Computer scientist and pioneer of high-speed molecular dynamics simulations to speak at Carolina

David E. Shaw’s special-purpose supercomputer could help researchers understand malfunctions underlying many diseases.

CHAPEL HILL, NC–Understanding how protein molecules move could resolve longstanding scientific questions and help researchers design a new generation of lifesaving drugs.

But molecular simulations of proteins are so computationally intensive that even the most powerful general-purpose supercomputers can capture their behavior for periods of no more than a few microseconds.

David E. Shaw, chief scientist at D. E. Shaw Research and a senior research fellow at the Center for Computational Biology and Bioinformatics at Columbia University, set out to overcome this barrier. The result is Anton, a special-purpose supercomputer that can simulate protein behavior over periods more than 100 times longer than was previously possible. The machine has enabled major advances in the understanding of several biological phenomena, including the process by which proteins “fold” into the three-dimensional shapes that underlie their function.

Shaw will talk about Anton and its scientific and biomedical potential at a Feb. 27 lecture sponsored by the Triangle Computer Science Distinguished Lecture Series and RENCI, the Renaissance Computing Institute. Shaw’s talk begins at 4 p.m. in 011 Sitterson Hall on the UNC campus. A reception will precede the lecture at 3:45 p.m.

Proteins are long chains of amino acids that play a central role in the activities of all living organisms. Understanding how a protein folds into its characteristic three-dimensional structure has long been considered one of the “grand challenge problems” in the field of molecular biology. A number of diseases, including Alzheimer’s, Parkinson’s, cystic fibrosis, and ALS, are associated with the incorrect folding of proteins. Understanding the process of protein folding at an atomic level of detail has the potential to shed light on the origins, and perhaps ultimately the treatment, of such diseases.

The timescale on which most proteins fold, however, has previously fallen far outside the reach of biomolecular simulation. By vastly accelerating the process of “molecular dynamics” simulation, Anton has allowed scientists at D. E. Shaw Research to observe for the first time the repeated folding and unfolding of proteins, and to answer key questions. These advances led the journal Science to name the machine, and the research it enables, as one of the 10 most important scientific breakthroughs of 2010.

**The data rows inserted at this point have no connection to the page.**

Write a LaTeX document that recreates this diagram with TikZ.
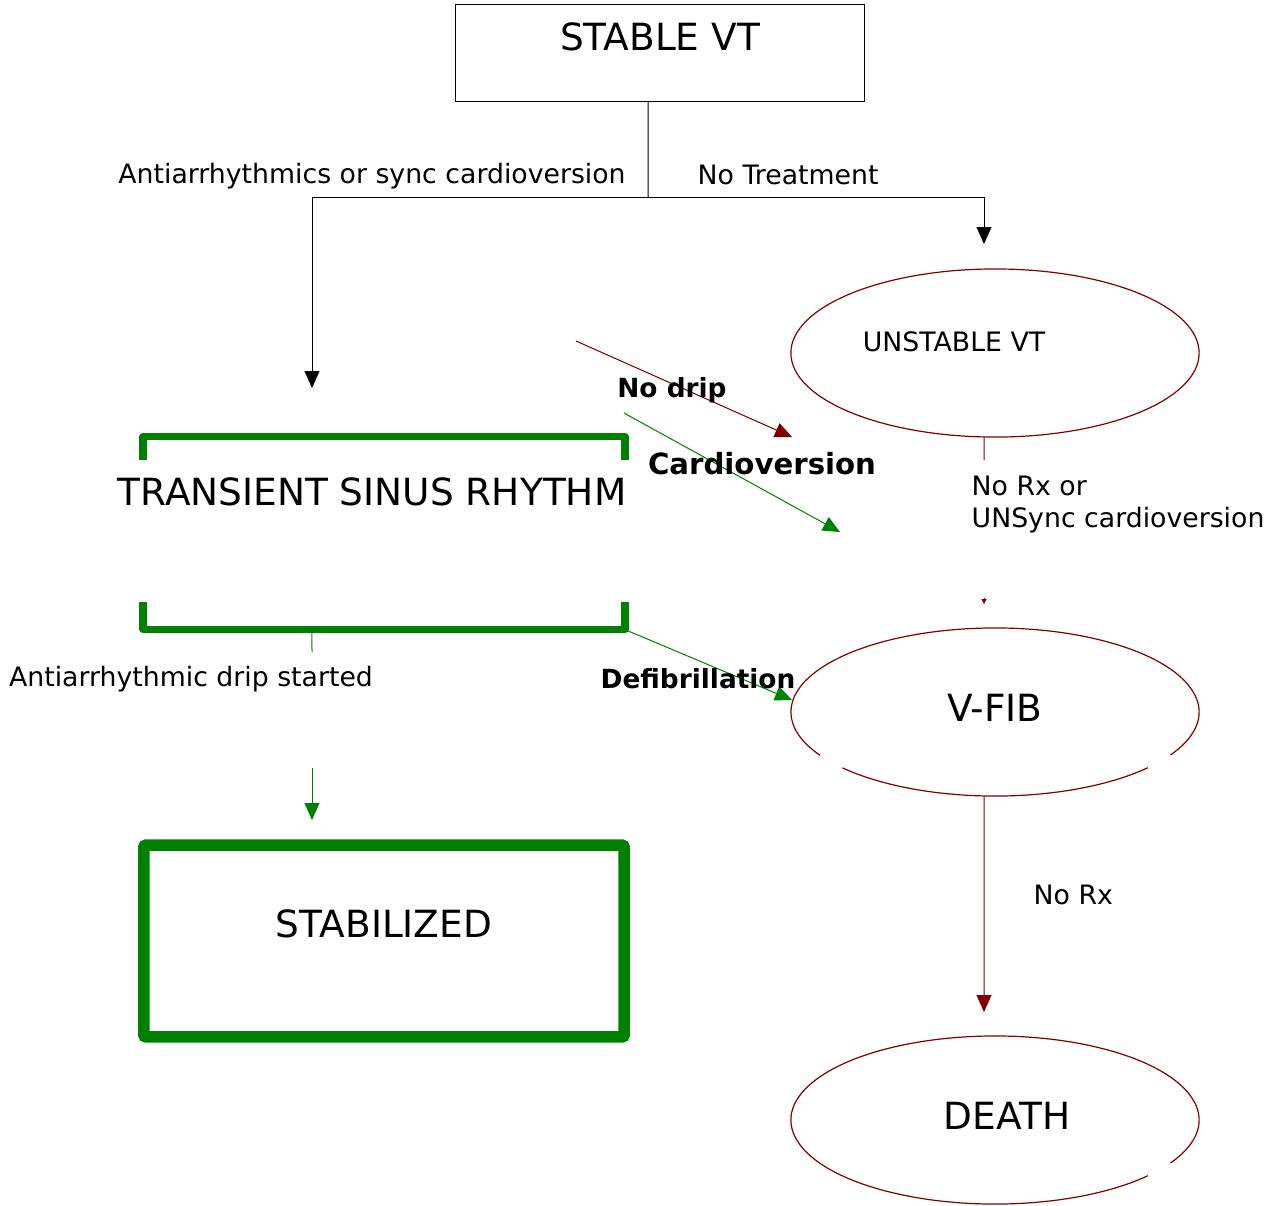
\documentclass[tikz,border=0pt]{standalone}
\usepackage{fontspec}
\setmainfont{DejaVu Sans}
\usetikzlibrary{arrows.meta,shapes.geometric}
\definecolor{darkred}{RGB}{128,0,0}
\definecolor{darkgreen}{RGB}{0,128,0}
\tikzset{
    tip/.style={-{Triangle[length=0.17cm,width=0.15cm]}},
    smalltext/.style={font=\fontsize{7.6}{9.1}\selectfont},
    bigtext/.style={font=\fontsize{10.65}{12.8}\selectfont},
    boldtext/.style={font=\fontsize{7.5}{9.1}\selectfont\bfseries},
    statering/.style={draw=darkred,line width=0.012cm},
    state/.style={shape=ellipse,minimum width=4.08cm,minimum height=1.68cm,inner sep=0pt},
    bracket/.style={draw=darkgreen,line width=0.075cm,line join=round},
}
\begin{document}
\begin{tikzpicture}[x=0.01cm,y=-0.01cm]
    \useasboundingbox (0,0) rectangle (1273,1205);

    \node[draw=black,line width=0.01cm,minimum width=4.08cm,minimum height=0.96cm,text depth=0.32cm,bigtext] (stable) at (660,53) {STABLE VT};
    \node[state,statering,label={[smalltext,xshift=-0.41cm,yshift=0.11cm]center:UNSTABLE VT}] (unstable) at (995,353) {};
    \node[state,label={[bigtext,yshift=0.04cm]center:V-FIB}] (vfib) at (995,712) {};
    \node[state,label={[bigtext,xshift=0.12cm,yshift=0.04cm]center:DEATH}] (death) at (995,1120) {};
    \node[minimum width=4.8cm,minimum height=1.915cm] (tsrbox) at (384,533) {};
    \node[bigtext] (tsr) at (372,492) {TRANSIENT SINUS RHYTHM};
    \node[draw=darkgreen,line width=0.115cm,rounded corners=0.02cm,minimum width=4.8cm,minimum height=1.915cm,text depth=0.34cm,bigtext] (stab) at (384,941) {STABILIZED};

    \draw[statering] (vfib.center) ++(221.6:2.04cm and 0.84cm) arc[start angle=221.6,end angle=318.5,x radius=2.04cm,y radius=0.84cm];
    \draw[statering] (vfib.center) ++(329.3:2.04cm and 0.84cm) arc[start angle=329.3,end angle=571,x radius=2.04cm,y radius=0.84cm];
    \draw[statering] (death.center) ++(329.3:2.04cm and 0.84cm) arc[start angle=329.3,end angle=678.5,x radius=2.04cm,y radius=0.84cm];

    \draw[bracket] ([yshift=-0.235cm]tsrbox.north west) -- (tsrbox.north west) -- (tsrbox.north east) -- ([yshift=-0.235cm]tsrbox.north east);
    \draw[bracket] ([yshift=0.28cm]tsrbox.south west) -- (tsrbox.south west) -- (tsrbox.south east) -- ([yshift=0.28cm]tsrbox.south east);

    \coordinate (split) at (648,197);
    \coordinate (tsrin) at (312,388);
    \coordinate (unstin) at (984,244);
    \coordinate (nodripfrom) at (576,341);
    \coordinate (nodripto) at (792,437);
    \coordinate (cardiofrom) at (624,413);
    \coordinate (cardioto) at (840,532);
    \coordinate (defibto) at (792,700);
    \coordinate (dripcut) at (312,652);
    \coordinate (dripfrom) at (312,768);
    \coordinate (stabin) at (312,820);
    \coordinate (rxcut) at (984,460);
    \coordinate (rxfrom) at (984,598);
    \coordinate (rxto) at (984,604);
    \coordinate (deathin) at (984,1012);

    \draw[line width=0.01cm] ([xshift=-0.12cm]stable.south) -- (split);
    \draw[line width=0.01cm,tip] (split) -| (tsrin);
    \draw[line width=0.01cm,tip] (split) -| (unstin);
    \draw[darkred,line width=0.01cm,tip] (nodripfrom) -- (nodripto);
    \draw[darkgreen,line width=0.01cm,tip] (cardiofrom) -- (cardioto);
    \draw[darkgreen,line width=0.01cm,tip] (tsrbox.south east) -- (defibto);
    \draw[darkgreen,line width=0.01cm] ([xshift=-0.72cm]tsrbox.south) -- (dripcut);
    \draw[darkgreen,line width=0.01cm,tip] (dripfrom) -- (stabin);
    \draw[darkred,line width=0.01cm] ([xshift=-0.11cm]unstable.south) -- (rxcut);
    \draw[darkred,line width=0.01cm,-{Triangle[length=0.05cm,width=0.05cm]}] (rxfrom) -- (rxto);
    \draw[darkred,line width=0.01cm,tip] ([xshift=-0.11cm]vfib.south) -- (deathin);

    \node[smalltext] (treat) at (372,176) {Antiarrhythmics or sync cardioversion};
    \node[smalltext,anchor=west,inner sep=0pt] (notreat) at (697,175) {No Treatment};
    \node[boldtext] (nodrip) at (672,390) {No drip};
    \node[font=\fontsize{8.3}{10}\selectfont\bfseries] (cardio) at (762,464) {Cardioversion};
    \node[smalltext,anchor=west,inner sep=0pt,align=left] (norx) at (971,505) {No Rx or\\UNSync cardioversion};
    \node[smalltext] (drip) at (191,679) {Antiarrhythmic drip started};
    \node[boldtext] (defib) at (698,679) {Defibrillation};
    \node[smalltext,anchor=west,inner sep=0pt] (norxdeath) at (1033,895) {No Rx};

\end{tikzpicture}
\end{document}
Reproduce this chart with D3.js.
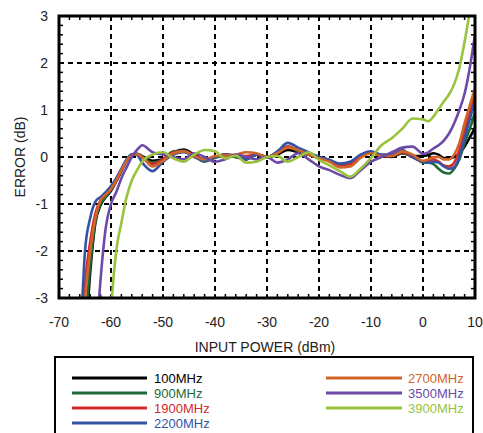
<!DOCTYPE html>
<html>
<head>
<meta charset="utf-8">
<script src="https://cdn.jsdelivr.net/npm/d3@7/dist/d3.min.js"></script>
<style>
  html, body { margin: 0; padding: 0; background: #fff; }
  svg { display: block; font-family: "Liberation Sans", Arial, sans-serif; }
</style>
</head>
<body>
<svg id="chart" width="483" height="433"></svg>
<script>
// ---- data ----
const power = [-67,-66,-65,-64,-63,-62,-61,-60,-59,-58,-57,-56,-55,-54,
  -52,-50,-48,-46,-44,-42,-40,-38,-36,-34,-32,-30,-28,-26,-24,-22,-20,-18,-16,-14,-12,-10,-8,-6,-4,-2,
  0,1,2,3,4,5,6,7,8,9,10];

const err100 = [-5.5,-4.8,-4.0,-2.45,-1.4,-1.02,-0.85,-0.72,-0.52,-0.3,-0.08,0.05,0.07,0.02,
  -0.08,-0.05,0.1,0.16,0.05,-0.05,0.0,0.05,0.0,-0.05,0.05,0.0,0.05,0.15,0.1,0.05,-0.02,-0.08,-0.18,-0.16,0.0,0.1,0.03,0.0,0.08,0.02,
  0.02,0.04,0.08,0.05,-0.02,-0.02,0.0,0.08,0.22,0.42,0.62];
const err900 = [-5.5,-4.6,-3.6,-2.3,-1.35,-1.0,-0.84,-0.7,-0.5,-0.28,-0.07,0.05,0.07,0.0,
  -0.12,-0.05,0.12,0.13,0.02,-0.1,-0.02,0.02,0.0,-0.02,0.05,0.0,0.1,0.22,0.12,0.05,0.0,-0.07,-0.18,-0.12,0.02,0.1,0.04,0.02,0.08,0.03,
  -0.12,-0.12,-0.15,-0.25,-0.33,-0.35,-0.25,-0.05,0.3,0.6,0.95];
const err1900 = [-5.8,-4.5,-2.7,-1.8,-1.2,-0.92,-0.8,-0.68,-0.5,-0.28,-0.07,0.05,0.06,-0.02,
  -0.15,-0.05,0.1,0.12,0.03,-0.06,0.0,0.05,0.03,0.02,0.05,0.0,0.1,0.22,0.15,0.07,0.0,-0.08,-0.2,-0.15,0.0,0.1,0.03,0.02,0.1,0.0,
  -0.1,-0.08,-0.05,-0.1,-0.18,-0.2,-0.12,0.15,0.55,0.95,1.3];
const err2200 = [-6,-4.2,-2.0,-1.3,-0.95,-0.85,-0.75,-0.62,-0.45,-0.25,-0.05,0.06,0.04,-0.12,
  -0.3,-0.1,0.05,0.1,0.0,-0.08,0.0,0.05,0.02,-0.05,0.05,0.0,0.12,0.3,0.2,0.1,0.0,-0.06,-0.14,-0.1,0.05,0.12,0.05,0.05,0.15,0.0,
  -0.1,-0.12,-0.1,-0.12,-0.2,-0.25,-0.22,0.0,0.4,0.8,1.2];
const err2700 = [-5.5,-4.2,-3.0,-2.0,-1.3,-0.92,-0.8,-0.68,-0.5,-0.28,-0.08,0.04,0.06,0.0,
  -0.2,-0.08,0.08,0.12,0.02,-0.05,0.02,0.03,0.05,0.1,0.08,0.0,0.08,0.2,0.15,0.05,-0.03,-0.1,-0.22,-0.2,-0.02,0.08,0.02,0.02,0.12,0.05,
  -0.08,-0.05,0.0,0.0,-0.05,-0.05,0.05,0.3,0.72,1.1,1.45];
const err3500 = [-7,-7,-7,-6,-4.2,-2.6,-1.5,-1.0,-0.75,-0.45,-0.22,0.0,0.15,0.25,
  0.1,0.05,0.0,-0.05,0.08,0.0,-0.1,-0.05,0.05,0.0,-0.05,0.0,-0.12,-0.05,0.08,-0.05,-0.2,-0.28,-0.38,-0.45,-0.28,-0.1,0.0,0.1,0.2,0.22,
  0.07,0.1,0.18,0.25,0.35,0.5,0.72,1.0,1.35,1.9,2.6];
const err3900 = [-7,-7,-7,-7,-7,-7,-6,-3.3,-2.0,-1.4,-0.85,-0.5,-0.28,-0.1,
  0.05,0.1,-0.03,-0.1,0.05,0.15,0.12,-0.03,0.03,-0.12,-0.1,0.0,0.02,-0.1,0.0,0.1,-0.06,-0.18,-0.3,-0.42,-0.25,-0.02,0.25,0.4,0.6,0.82,
  0.8,0.76,0.86,1.02,1.18,1.33,1.55,1.9,2.45,3.1,3.8];

const seriesNames = ["100MHz","900MHz","1900MHz","2200MHz","2700MHz","3500MHz","3900MHz"];
const seriesValues = [err100, err900, err1900, err2200, err2700, err3500, err3900];
const seriesColors = ["#000000","#1e6b38","#d12b2b","#3553a5","#d0652a","#6b4aa8","#9ac23c"];

const xTicks = [-70,-60,-50,-40,-30,-20,-10,0,10];
const yTicks = [-3,-2,-1,0,1,2,3];

// ---- layout ----
const svg = d3.select("#chart");
const L = 59, R = 475, T = 16, B = 298;
const x = d3.scaleLinear().domain([-70,10]).range([L,R]);
const y = d3.scaleLinear().domain([-3,3]).range([B,T]);

// grid
const grid = svg.append("g");
grid.selectAll("line.vx").data(xTicks.slice(1,-1)).join("line")
  .attr("x1", d=>x(d)).attr("x2", d=>x(d)).attr("y1", T).attr("y2", B)
  .attr("stroke","#000").attr("stroke-width",2).attr("stroke-dasharray","5,4");
grid.selectAll("line.hy").data(yTicks.slice(1,-1)).join("line")
  .attr("y1", d=>y(d)).attr("y2", d=>y(d)).attr("x1", L).attr("x2", R)
  .attr("stroke","#000").attr("stroke-width",2).attr("stroke-dasharray","5,4");

// minor ticks (inside)
const xMinor = d3.range(-70, 10.01, 2);
const yMinor = d3.range(-3, 3.001, 0.2);
const tk = svg.append("g").attr("stroke","#000").attr("stroke-width",1.5);
xMinor.forEach(v => {
  tk.append("line").attr("x1",x(v)).attr("x2",x(v)).attr("y1",T).attr("y2",T+4);
  tk.append("line").attr("x1",x(v)).attr("x2",x(v)).attr("y1",B).attr("y2",B-4);
});
yMinor.forEach(v => {
  tk.append("line").attr("y1",y(v)).attr("y2",y(v)).attr("x1",L).attr("x2",L+4);
  tk.append("line").attr("y1",y(v)).attr("y2",y(v)).attr("x1",R).attr("x2",R-4);
});

// lines
svg.append("clipPath").attr("id","plotclip").append("rect")
  .attr("x",L).attr("y",T).attr("width",R-L).attr("height",B-T);
const line = d3.line().x((d,i)=>x(power[i])).y(d=>y(d)).curve(d3.curveMonotoneX);
const lg = svg.append("g").attr("clip-path","url(#plotclip)");
seriesValues.forEach((vals, k) => {
  lg.append("path").attr("d", line(vals)).attr("fill","none")
    .attr("stroke", seriesColors[k]).attr("stroke-width",2.6)
    .attr("stroke-linejoin","round");
});

// frame
svg.append("rect").attr("x",L).attr("y",T).attr("width",R-L).attr("height",B-T)
  .attr("fill","none").attr("stroke","#000").attr("stroke-width",3);

// tick labels
svg.append("g").selectAll("text").data(yTicks).join("text")
  .attr("x",48).attr("y",d=>y(d)+5).attr("text-anchor","end")
  .attr("font-size",14).attr("fill","#222").text(d=>d);
svg.append("g").selectAll("text").data(xTicks).join("text")
  .attr("x",d=>x(d)).attr("y",327).attr("text-anchor","middle")
  .attr("font-size",14).attr("fill","#222").text(d=>d);

// axis titles
svg.append("text").attr("transform","translate(25,157) rotate(-90)")
  .attr("text-anchor","middle").attr("font-size",14).attr("fill","#222").text("ERROR (dB)");
svg.append("text").attr("x",265).attr("y",352).attr("text-anchor","middle")
  .attr("font-size",14).attr("fill","#222").text("INPUT POWER (dBm)");

// legend
svg.append("rect").attr("x",55).attr("y",357).attr("width",418).attr("height",100)
  .attr("fill","none").attr("stroke","#000").attr("stroke-width",2);
const legendPos = [
  {x1:72, x2:147, tx:154, y:378},
  {x1:72, x2:147, tx:154, y:393},
  {x1:72, x2:147, tx:154, y:408},
  {x1:72, x2:147, tx:154, y:423},
  {x1:326, x2:402, tx:408, y:378},
  {x1:326, x2:402, tx:408, y:393},
  {x1:326, x2:402, tx:408, y:408}
];
seriesNames.forEach((name,k) => {
  const p = legendPos[k];
  svg.append("line").attr("x1",p.x1).attr("x2",p.x2).attr("y1",p.y).attr("y2",p.y)
    .attr("stroke",seriesColors[k]).attr("stroke-width",3);
  svg.append("text").attr("x",p.tx).attr("y",p.y+4.5).attr("font-size",13)
    .attr("fill",seriesColors[k]).text(name);
});
</script>
</body>
</html>
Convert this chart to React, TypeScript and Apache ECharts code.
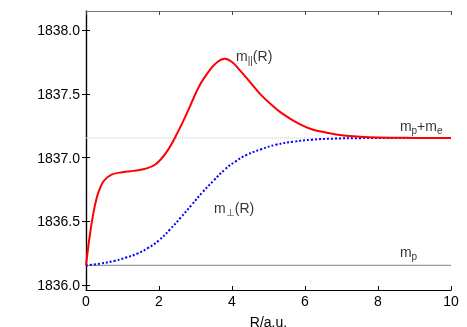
import React, { useEffect, useRef } from "react";
import * as echarts from "echarts";

const rPar = [0, 0.1, 0.2, 0.3, 0.4, 0.5, 0.7, 1.0, 1.3, 1.6, 1.9, 2.2, 2.5, 2.8, 3.1, 3.4, 3.6, 3.8, 4.0, 4.2, 4.5, 4.8, 5.1, 5.4, 5.8, 6.2, 6.6, 7.0, 7.5, 8.0, 9.0, 10];
const mPar = [1836.153, 1836.38, 1836.56, 1836.69, 1836.77, 1836.82, 1836.865, 1836.885, 1836.895, 1836.91, 1836.945, 1837.04, 1837.19, 1837.37, 1837.56, 1837.69, 1837.75, 1837.775, 1837.75, 1837.69, 1837.59, 1837.49, 1837.41, 1837.34, 1837.27, 1837.22, 1837.195, 1837.175, 1837.163, 1837.157, 1837.154, 1837.153];

const rPerp = [0, 0.4, 0.8, 1.1, 1.4, 1.7, 2.0, 2.3, 2.6, 2.9, 3.2, 3.5, 3.8, 4.1, 4.4, 4.8, 5.2, 5.7, 6.2, 6.8, 7.5, 8.5, 10];
const mPerp = [1836.153, 1836.168, 1836.19, 1836.215, 1836.245, 1836.29, 1836.35, 1836.435, 1836.53, 1836.63, 1836.73, 1836.82, 1836.905, 1836.97, 1837.02, 1837.065, 1837.10, 1837.125, 1837.14, 1837.148, 1837.152, 1837.153, 1837.153];

const mp = 1836.153;
const mpme = 1837.153;
const yTicks = [1836.0, 1836.5, 1837.0, 1837.5, 1838.0];

const FONT = "Liberation Sans";

export default function App() {
  const ref = useRef<HTMLDivElement>(null);
  useEffect(() => {
    const chart = echarts.init(ref.current!, null, { renderer: "svg" });
    const rich = {
      b: { fontSize: 14, fontFamily: FONT, color: "#000", lineHeight: 18 },
      s: { fontSize: 10, fontFamily: FONT, color: "#000", lineHeight: 18, padding: [9, 0, 0, 0] },
    };
    const label = (x: number, y: number, txt: string) => ({
      value: [x, y],
      label: { show: true, position: "right", distance: 0, formatter: txt, rich },
    });
    chart.setOption({
      animation: false,
      grid: { left: 86, right: 16, top: 11, bottom: 37, outerBoundsMode: "none", containLabel: false },
      xAxis: [
        {
          type: "value", min: 0, max: 10, interval: 2,
          name: "R/a.u.", nameLocation: "middle", nameGap: 25,
          nameTextStyle: { fontSize: 14, fontFamily: FONT, color: "#000" },
          axisLine: { lineStyle: { color: "#000", width: 1.2 } },
          axisTick: { inside: true, length: 4, lineStyle: { color: "#000" } },
          axisLabel: { fontSize: 14, fontFamily: FONT, color: "#000", margin: 4 },
          splitLine: { show: false },
        },
        {
          type: "value", min: 0, max: 10, interval: 2, position: "top",
          axisLine: { onZero: false, lineStyle: { color: "#777", width: 1.2 } },
          axisTick: { inside: true, length: 4, lineStyle: { color: "#444" } },
          axisLabel: { show: false },
          splitLine: { show: false },
        },
      ],
      yAxis: [
        {
          type: "value", min: 1835.96, max: 1838.15,
          axisLine: { show: true, lineStyle: { color: "#000", width: 1.2 } },
          axisTick: { show: true, inside: true, length: 4, customValues: yTicks, lineStyle: { color: "#000" } },
          axisLabel: { fontSize: 14, fontFamily: FONT, color: "#000", margin: 6, customValues: yTicks, formatter: (v: number) => v.toFixed(1) },
          splitLine: { show: false },
        },
        {
          type: "value", min: 1835.96, max: 1838.15, position: "right",
          axisLine: { show: true, lineStyle: { color: "#000", width: 1.2 } },
          axisTick: { show: true, inside: true, length: 4, customValues: yTicks, lineStyle: { color: "#000" } },
          axisLabel: { show: false },
          splitLine: { show: false },
        },
      ],
      series: [
        {
          type: "line", data: [[0, mpme], [10, mpme]], symbol: "none",
          lineStyle: { color: "#ccc", width: 1, type: "dotted" }, z: 1,
        },
        {
          type: "line", data: [[0, mp], [10, mp]], symbol: "none",
          lineStyle: { color: "#999", width: 1.3 }, z: 1,
        },
        {
          type: "line", data: rPerp.map((r, i) => [r, mPerp[i]]), symbol: "none", smooth: 0.5,
          lineStyle: { color: "#0000ff", width: 2, type: "dotted" }, z: 2,
        },
        {
          type: "line", data: rPar.map((r, i) => [r, mPar[i]]), symbol: "none", smooth: 0.4,
          lineStyle: { color: "#ff0000", width: 2 }, z: 3,
        },
        {
          type: "scatter", symbolSize: 0, silent: true,
          data: [
            label(4.11, 1837.80, "{b|m}{s|||}{b|(R)}"),
            label(3.51, 1836.60, "{b|m}{s|⊥}{b|(R)}"),
            label(8.6, 1837.25, "{b|m}{s|p}{b|+m}{s|e}"),
            label(8.6, 1836.26, "{b|m}{s|p}"),
          ],
        },
      ],
    });
    return () => chart.dispose();
  }, []);
  return (
    <div
      ref={ref}
      style={{ position: "fixed", left: 0, top: 0, width: 467, height: 327 }}
    />
  );
}
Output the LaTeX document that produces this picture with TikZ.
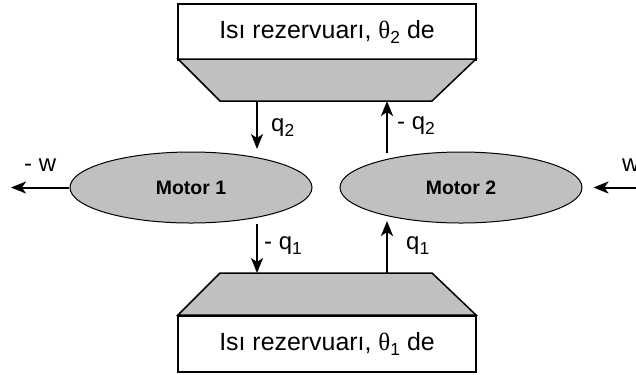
\documentclass[tikz,border=0pt]{standalone}
\usepackage{fontspec}
\setmainfont{Liberation Sans}
\newfontfamily\thetafont{Liberation Serif}
\usetikzlibrary{arrows.meta,shapes.geometric}
\definecolor{motorgray}{HTML}{C0C0C0}
\tikzset{
  reservoir/.style={draw, line width=1.5bp, rectangle, minimum width=298bp, minimum height=56bp,
    inner sep=0pt, font=\fontsize{25}{28}\selectfont},
  grayband/.style={draw, line width=1.5bp, fill=motorgray, line join=miter},
  motor/.style={draw, line width=1bp, ellipse, fill=motorgray, minimum width=242bp,
    minimum height=71bp, inner sep=0pt, font=\bfseries\fontsize{19.5}{22}\selectfont},
  flow/.style={line width=2bp, -{Stealth[length=15bp,width=12bp,inset=4bp]}},
  lbl/.style={font=\fontsize{24}{26}\selectfont, inner sep=0pt, anchor=west}
}
% lowered index in the style of the printed labels
\newcommand{\idx}[1]{{\fontsize{17.5}{17.5}\selectfont\raisebox{-5bp}{#1}}}
\newcommand{\thsub}[1]{{\thetafont θ}\idx{#1}}
\begin{document}
\begin{tikzpicture}[x=1bp,y=-1bp]
\useasboundingbox (0,0) rectangle (636,374);

% hot reservoir and its gray lower part
\node[reservoir] (hot) at (327,32) {Isı rezervuarı, \thsub{2} de};
\draw[grayband] (178,59) -- (476,59) -- (432,101) -- (220,101) -- cycle;
% cold reservoir and its gray upper part
\node[reservoir] (cold) at (327,344) {Isı rezervuarı, \thsub{1} de};
\draw[grayband] (220,273) -- (432,273) -- (476,315) -- (178,315) -- cycle;

% engines
\node[motor] (m1) at (191,187.5) {Motor 1};
\node[motor] (m2) at (461,187.5) {Motor 2};

% end points of the heat and work flows
\coordinate (h1) at (257,101);
\coordinate (m1t) at (257,149);
\coordinate (m1b) at (257,224);
\coordinate (c1) at (257,273);
\coordinate (h2) at (387,101);
\coordinate (m2t) at (387,153);
\coordinate (m2b) at (387,221);
\coordinate (c2) at (387,273);
\coordinate (wl) at (11,187.5);
\coordinate (wr) at (650,187.5);

\draw[flow] (h1) -- (m1t);
\draw[flow] (m1b) -- (c1);
\draw[flow] (m2t) -- (h2);
\draw[flow] (c2) -- (m2b);
\draw[flow] (m1.west) -- (wl);
\draw[flow] (wr) -- ([xshift=11bp]m2.east);

% labels
\node[lbl] (lq2a) at (271,128) {q\idx{2}};
\node[lbl] (lq2b) at (397,126) {- q\idx{2}};
\node[lbl] (lq1a) at (264,246) {- q\idx{1}};
\node[lbl] (lq1b) at (406,246) {q\idx{1}};
\node[lbl] (lwl) at (24,165) {- w};
\node[lbl] (lwr) at (622,165) {w};
\end{tikzpicture}
\end{document}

Dr. Shaw received his Ph.D. from Stanford University in 1980, served on the faculty of the computer science department at Columbia University until 1986, and founded the D. E. Shaw group in 1988. Since 2001, he has devoted his time to hands-on computational biochemistry research at D. E. Shaw Research. Shaw was appointed to the President’s Council of Advisors on Science and Technology by President Clinton in 1994, and again by President Obama in 2009. He was elected to the National Academy of Engineering in 2012, and is a fellow of the American Academy of Arts and Sciences and a winner of the Gordon Bell Prize.